Adams y Bale como el matrimonio Cheney

Más allá de los parecidos y las actuaciones destacadas, El vicepresidente engrandece su faena con una edición vertiginosa que hace volar sus dos horas y diez minutos; es, gracias a su velocidad y agilidad, una realización altamente entretenida. Eso también lo logra mechando recursos sorprendentes y extraños, como hacerle varios amagues al espectador o incluir un soliloquio shakespeareano en medio de una discusión de pareja. Justamente allí es donde se le puede achacar algún que otro exceso; hace, en términos futboleros, una moña de más. Aún así sale victoriosa, y se destaca en un enero de amontonamiento de películas en la cartelera local.
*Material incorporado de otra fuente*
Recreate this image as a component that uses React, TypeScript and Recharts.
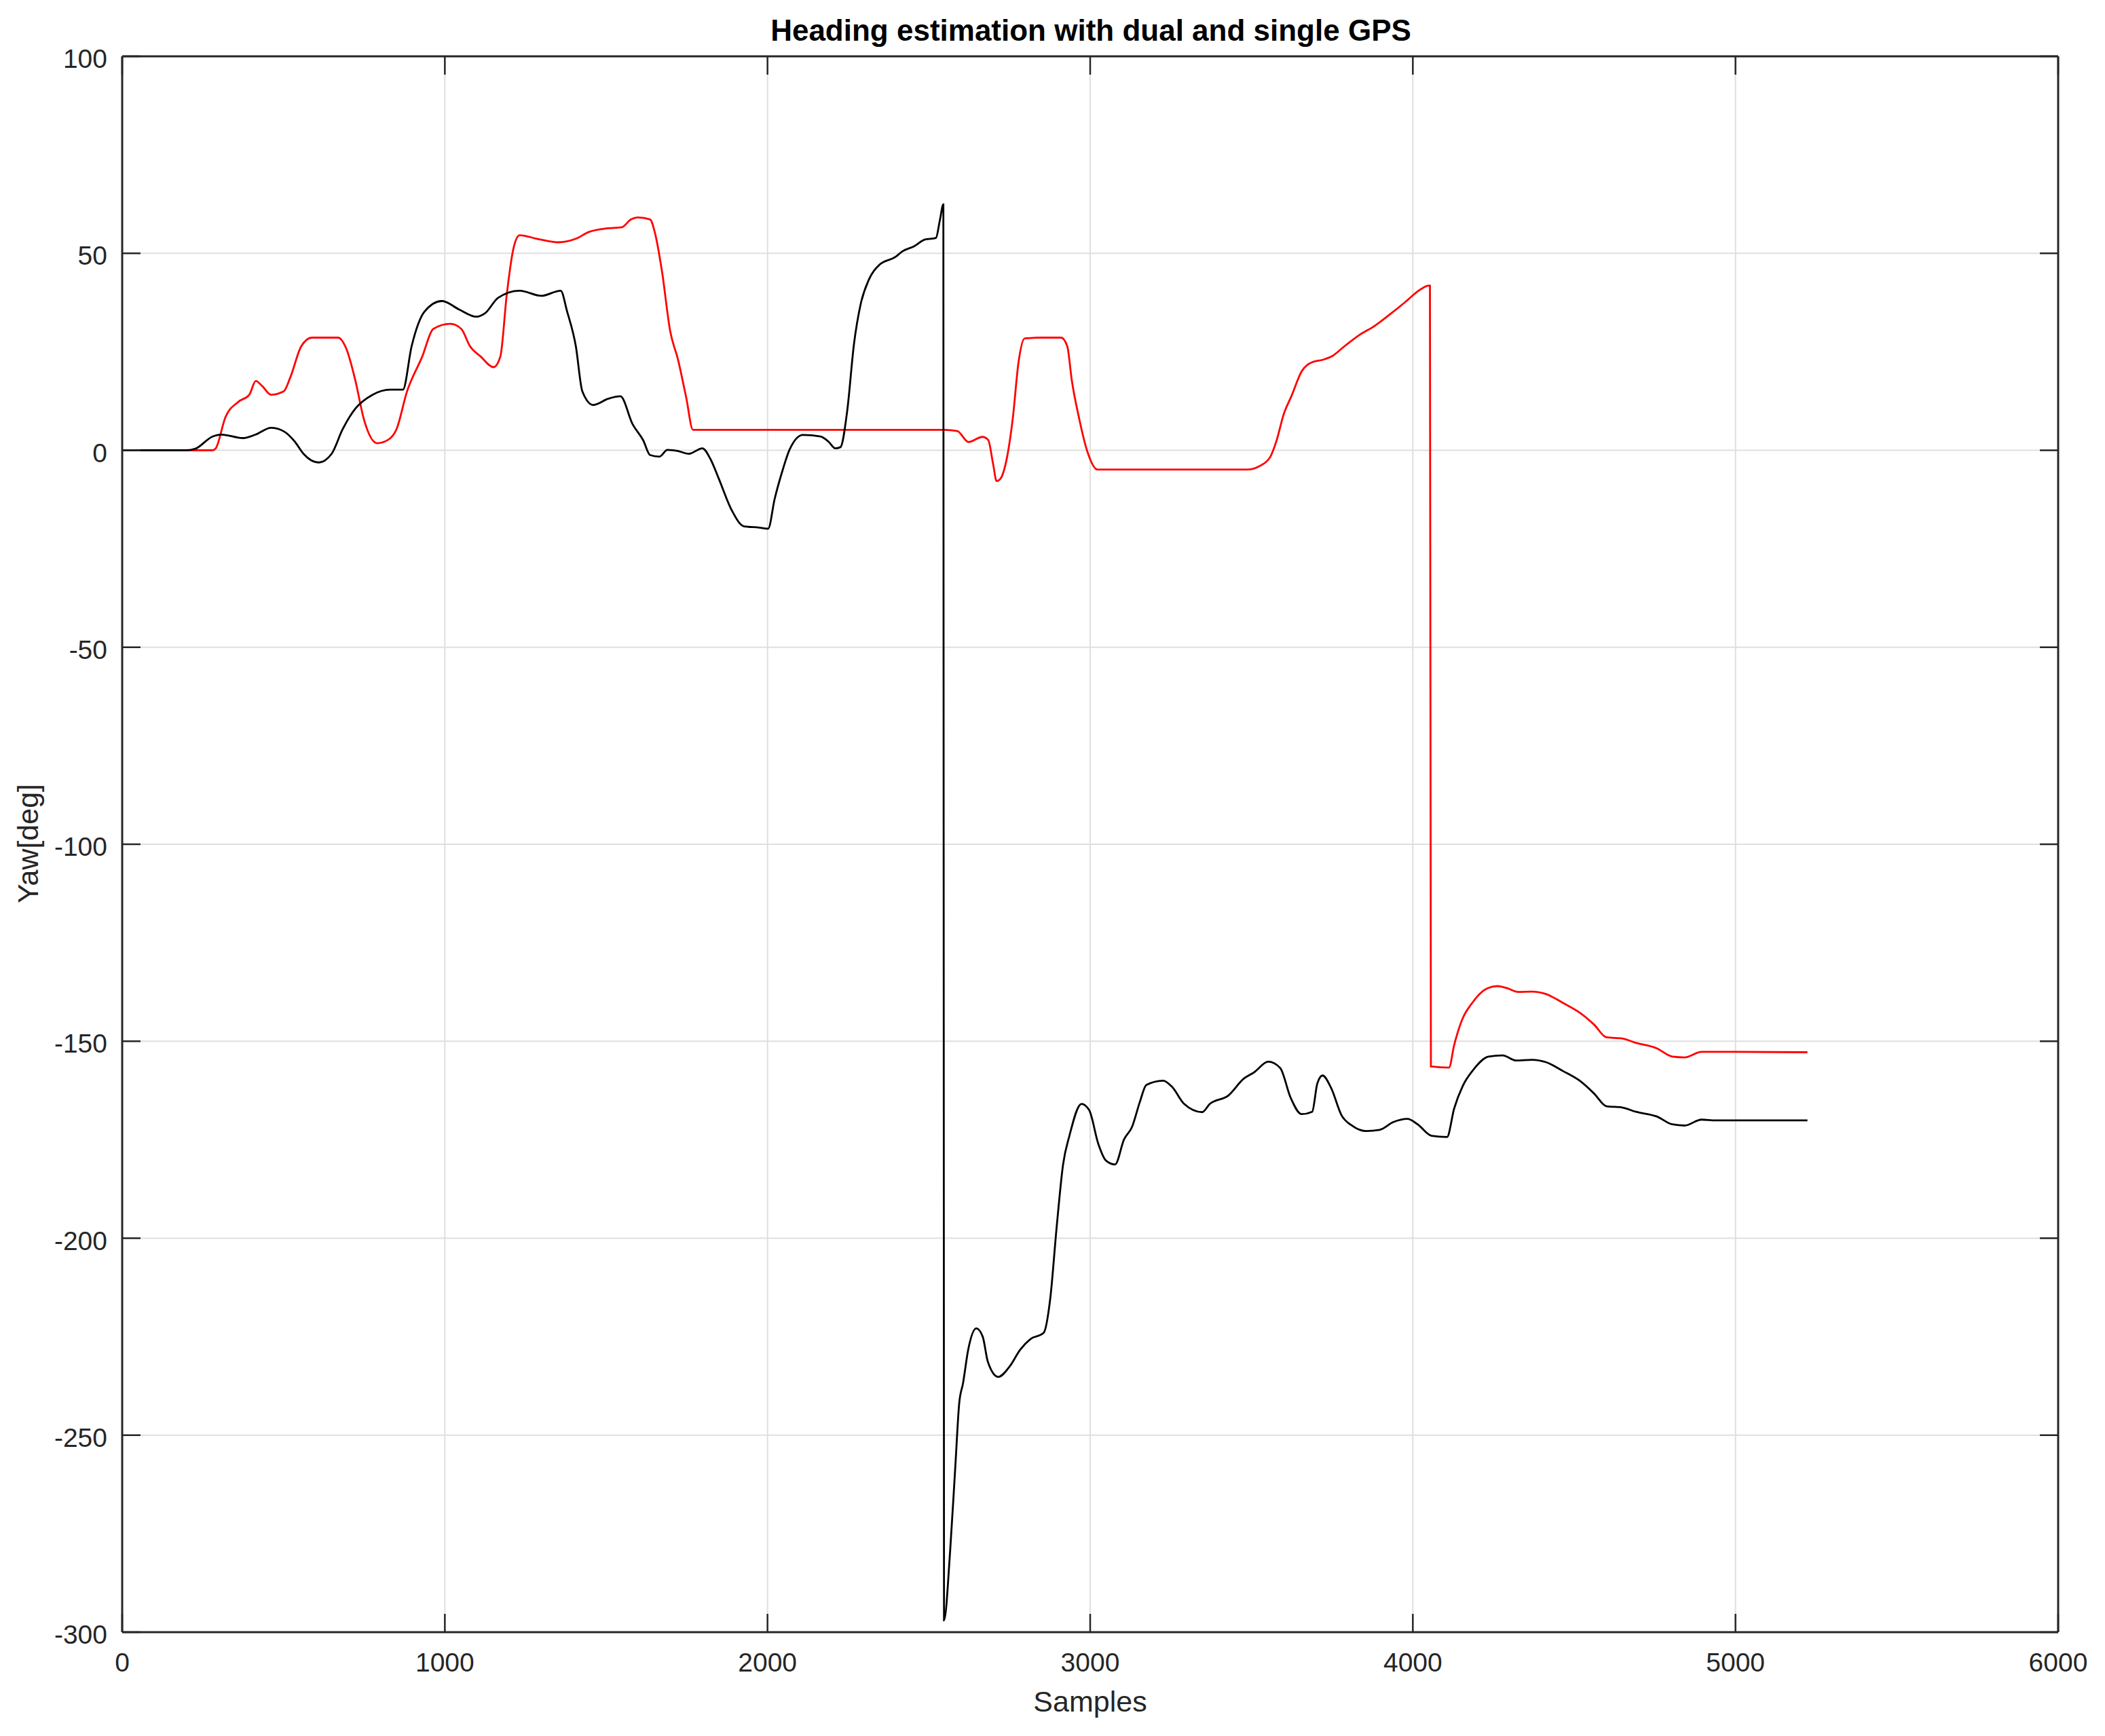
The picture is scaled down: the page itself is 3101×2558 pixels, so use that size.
import React from "react";
import { LineChart, Line, XAxis, YAxis, CartesianGrid } from "recharts";

// red trace
const dualSamples = [
  0, 280, 290, 320, 360, 394, 414, 434, 461, 501, 521, 555, 588, 669, 696, 723, 749, 790, 823, 850,
  883, 930, 964, 1017, 1051, 1078, 1111, 1151, 1172, 1192, 1212, 1232, 1285, 1352, 1406, 1446, 1500,
  1548, 1577, 1598, 1636, 1652, 1673, 1698, 1723, 1748, 1769, 2547, 2588, 2623, 2666, 2684, 2699,
  2710, 2722, 2741, 2760, 2778, 2797, 2849, 2910, 2929, 2943, 2966, 2990, 3023, 3487, 3525, 3558,
  3577, 3600, 3624, 3656, 3689, 3722, 3750, 3788, 3835, 3882, 3929, 3976, 4013, 4035, 4048, 4053,
  4056, 4112, 4128, 4155, 4181, 4230, 4262, 4294, 4326, 4369, 4412, 4466, 4520, 4562, 4600, 4648,
  4691, 4756, 4804, 4842, 4895, 4938, 5223,
];
const dualYaw = [
  0, 0, 0.5, 8.4, 12.3, 14.1, 17.6, 16.3, 14.1, 15, 18.5, 26.4, 28.6, 28.6, 25.5, 17.6, 7.9, 1.8, 2.6,
  5.3, 15, 23.8, 30.8, 32.1, 30.8, 26.4, 23.8, 21.1, 23.8, 39.6, 51, 54.6, 53.7, 52.8, 53.7, 55.4,
  56.3, 56.6, 58.6, 59.1, 58.6, 54.9, 45.4, 30.4, 22.9, 13.4, 5.2, 5.2, 4.9, 2.1, 3.4, 2.6, -3.4, -7.8,
  -7.2, -2.3, 8, 22.4, 28.4, 28.6, 28.6, 26.4, 17.8, 8, 0, -4.9, -4.9, -4, -1.7, 2.3, 9.2, 13.8, 20.1,
  22.4, 23, 23.9, 26.4, 29.3, 31.6, 34.5, 37.6, 40.2, 41.4, 41.8, 41.8, -156.4, -156.7, -151, -144.1,
  -140.6, -136.6, -136, -136.6, -137.5, -137.4, -138, -140.3, -142.9, -145.8, -149, -149.3, -150.4,
  -151.8, -153.9, -154.1, -152.7, -152.7, -152.8,
];

// black trace
const singleSamples = [
  0, 200, 227, 280, 307, 374, 414, 461, 501, 535, 562, 609, 649, 683, 723, 776, 830, 870, 897, 937,
  991, 1045, 1098, 1125, 1165, 1232, 1299, 1359, 1379, 1406, 1426, 1460, 1507, 1544, 1582, 1615,
  1636, 1665, 1690, 1723, 1756, 1798, 1823, 1848, 1889, 1927, 1973, 2002, 2022, 2047, 2068, 2110,
  2164, 2189, 2210, 2226, 2247, 2268, 2289, 2314, 2347, 2397, 2418, 2455, 2488, 2522, 2534, 2545,
  2547, 2566, 2582, 2594, 2606, 2622, 2647, 2667, 2683, 2715, 2751, 2783, 2815, 2856, 2876, 2896,
  2916, 2936, 2973, 2997, 3025, 3049, 3077, 3105, 3130, 3154, 3174, 3226, 3254, 3291, 3347, 3371,
  3428, 3476, 3508, 3552, 3589, 3621, 3655, 3688, 3704, 3720, 3747, 3779, 3811, 3854, 3897, 3940,
  3983, 4015, 4058, 4106, 4128, 4155, 4187, 4235, 4278, 4321, 4369, 4412, 4466, 4520, 4562, 4600,
  4648, 4691, 4756, 4804, 4842, 4895, 4938, 5223,
];
const singleYaw = [
  0, 0, 0.4, 3.5, 4, 3.1, 4, 5.7, 4.8, 2.2, -0.9, -3.1, -0.9, 5.3, 10.6, 14.1, 15.4, 15.4, 26.4, 35.2,
  37.9, 35.7, 33.9, 34.8, 38.7, 40.5, 39.2, 40.5, 35.2, 26.4, 15, 11.5, 13.1, 13.7, 6.6, 2.5, -1.2,
  -1.6, 0.1, -0.2, -0.9, 0.5, -2.2, -7, -15.2, -19.3, -19.6, -19.9, -12.4, -5, 0.1, 3.9, 3.5, 2.2,
  0.5, 0.8, 10, 27, 37.2, 43.3, 47.1, 49.1, 50.5, 51.8, 53.5, 53.9, 58.3, 62.4, -297, -279.4, -258,
  -242, -236.8, -228.3, -222.9, -225, -231.4, -235.2, -232.5, -228.3, -225.6, -224, -215.5, -197.3,
  -181.3, -173.9, -165.9, -167.5, -176, -180.3, -181.3, -174.9, -171.7, -165.4, -161.1, -160, -161.6,
  -165.9, -168, -165.9, -163.8, -159.5, -157.9, -155.2, -156.8, -164.3, -168.5, -167.9, -160.7,
  -158.7, -161.9, -168.8, -171.4, -172.8, -172.5, -170.5, -169.7, -171.1, -174, -174.3, -167.1,
  -161.3, -157.3, -153.9, -153.6, -154.9, -154.7, -155.3, -157.6, -160.2, -163.3, -166.5, -166.8,
  -167.9, -169.1, -171.1, -171.4, -169.9, -170.1, -170.1,
];

const xTicks = [0, 1000, 2000, 3000, 4000, 5000, 6000];
const yTicks = [-300, -250, -200, -150, -100, -50, 0, 50, 100];

const dualData = dualSamples.map((x, i) => ({ x, y: dualYaw[i] }));
const singleData = singleSamples.map((x, i) => ({ x, y: singleYaw[i] }));

const AXIS = "#262626";
const FONT = "'Liberation Sans', Arial, Helvetica, sans-serif";
const TICK_LEN = 27;

const BottomTick = (props: any) => {
  const { x, y, payload } = props;
  return (
    <g>
      <line x1={x} y1={y} x2={x} y2={y - TICK_LEN} stroke={AXIS} strokeWidth={2.5} />
      <text x={x} y={y + 58} textAnchor="middle" fontSize={39} fill={AXIS}>
        {payload.value}
      </text>
    </g>
  );
};

const TopTick = (props: any) => {
  const { x, y } = props;
  return <line x1={x} y1={y} x2={x} y2={y + TICK_LEN} stroke={AXIS} strokeWidth={2.5} />;
};

const LeftTick = (props: any) => {
  const { x, y, payload } = props;
  return (
    <g>
      <line x1={x} y1={y} x2={x + TICK_LEN} y2={y} stroke={AXIS} strokeWidth={2.5} />
      <text x={x - 22} y={y + 17} textAnchor="end" fontSize={39} fill={AXIS}>
        {payload.value}
      </text>
    </g>
  );
};

const RightTick = (props: any) => {
  const { x, y } = props;
  return <line x1={x} y1={y} x2={x - TICK_LEN} y2={y} stroke={AXIS} strokeWidth={2.5} />;
};

export default function App() {
  return (
    <div
      style={{
        position: "absolute",
        left: 0,
        top: 0,
        width: 3101,
        height: 2558,
        background: "#fff",
        fontFamily: FONT,
      }}
    >
      <LineChart width={3101} height={2558} margin={{ top: 82, right: 68, bottom: 0, left: 0 }}>
        <CartesianGrid
          xAxisId="b"
          yAxisId="l"
          stroke="#dfdfdf"
          strokeWidth={2}
          verticalValues={xTicks}
          horizontalValues={yTicks}
        />
        <XAxis
          xAxisId="b"
          type="number"
          dataKey="x"
          domain={[0, 6000]}
          ticks={xTicks}
          interval={0}
          height={153}
          tickSize={0}
          tickMargin={0}
          tickLine={false}
          tick={<BottomTick />}
          axisLine={{ stroke: AXIS, strokeWidth: 3 }}
          allowDataOverflow
          label={{
            value: "Samples",
            position: "insideBottom",
            offset: 36,
            fontSize: 43,
            fill: AXIS,
          }}
        />
        <XAxis
          xAxisId="t"
          orientation="top"
          type="number"
          dataKey="x"
          domain={[0, 6000]}
          ticks={xTicks}
          interval={0}
          height={1}
          tickSize={0}
          tickMargin={0}
          tickLine={false}
          tick={<TopTick />}
          axisLine={{ stroke: AXIS, strokeWidth: 3 }}
          allowDataOverflow
          label={{
            content: () => (
              <text x={1607} y={60} textAnchor="middle" fontSize={44} fontWeight="bold" fill="#000">
                Heading estimation with dual and single GPS
              </text>
            ),
          }}
        />
        <YAxis
          yAxisId="l"
          type="number"
          domain={[-300, 100]}
          ticks={yTicks}
          interval={0}
          width={180}
          tickSize={0}
          tickMargin={0}
          tickLine={false}
          tick={<LeftTick />}
          axisLine={{ stroke: AXIS, strokeWidth: 3 }}
          allowDataOverflow
          label={{
            content: () => (
              <text
                transform="translate(56,1243) rotate(-90)"
                textAnchor="middle"
                fontSize={43}
                fill={AXIS}
              >
                Yaw[deg]
              </text>
            ),
          }}
        />
        <YAxis
          yAxisId="r"
          orientation="right"
          type="number"
          domain={[-300, 100]}
          ticks={yTicks}
          interval={0}
          width={1}
          tickSize={0}
          tickMargin={0}
          tickLine={false}
          tick={<RightTick />}
          axisLine={{ stroke: AXIS, strokeWidth: 3 }}
          allowDataOverflow
        />
        <Line
          xAxisId="b"
          yAxisId="l"
          data={dualData}
          dataKey="y"
          type="monotone"
          stroke="#ff0000"
          strokeWidth={2.8}
          dot={false}
          activeDot={false}
          isAnimationActive={false}
        />
        <Line
          xAxisId="b"
          yAxisId="l"
          data={singleData}
          dataKey="y"
          type="monotone"
          stroke="#000000"
          strokeWidth={2.8}
          dot={false}
          activeDot={false}
          isAnimationActive={false}
        />
      </LineChart>
    </div>
  );
}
Lo más curioso es que El vicepresidente sea tratada como una película “cómica”, mientras en pantalla vemos torturas, atentados y una corrupción política de alto nivel, pero la verdad es que en muchas escenas la sonrisa –e incluso alguna carcajada leve– puede llegar a aparecer y uno se siente bien con ello. De verdad, ver las maniobras de este genio del mal político resulta de lo más divertido, y tiene sentido porque lo que se aprende con El vicepresidente es que con el poder viene el entretenimiento, que es una droga adictiva y que su período de abstinencia es casi tan inaguantable como los demás. Será por eso que todos lo buscan, que la gente hace lo que sea por conseguir y mantenerlo. Será por eso que surgen los Dick Cheney del mundo, por eso que se crean enemigos y guerras imaginarias, por lo que se desestima crisis urgentes y por lo que las historias de auge y caída de estos tótems de las sombras son tan atrayentes. Porque a todos nos atrae el poder. Nos entretiene. Nos seduce.

En carrera
El vicepresidente, seguramente, termine compitiendo en los Oscar. A la Academia le encanta nominar películas sobre su historia reciente y esta ya se ganó un Globo de Oro en la edición de este domingo –fue para Christian Bale–.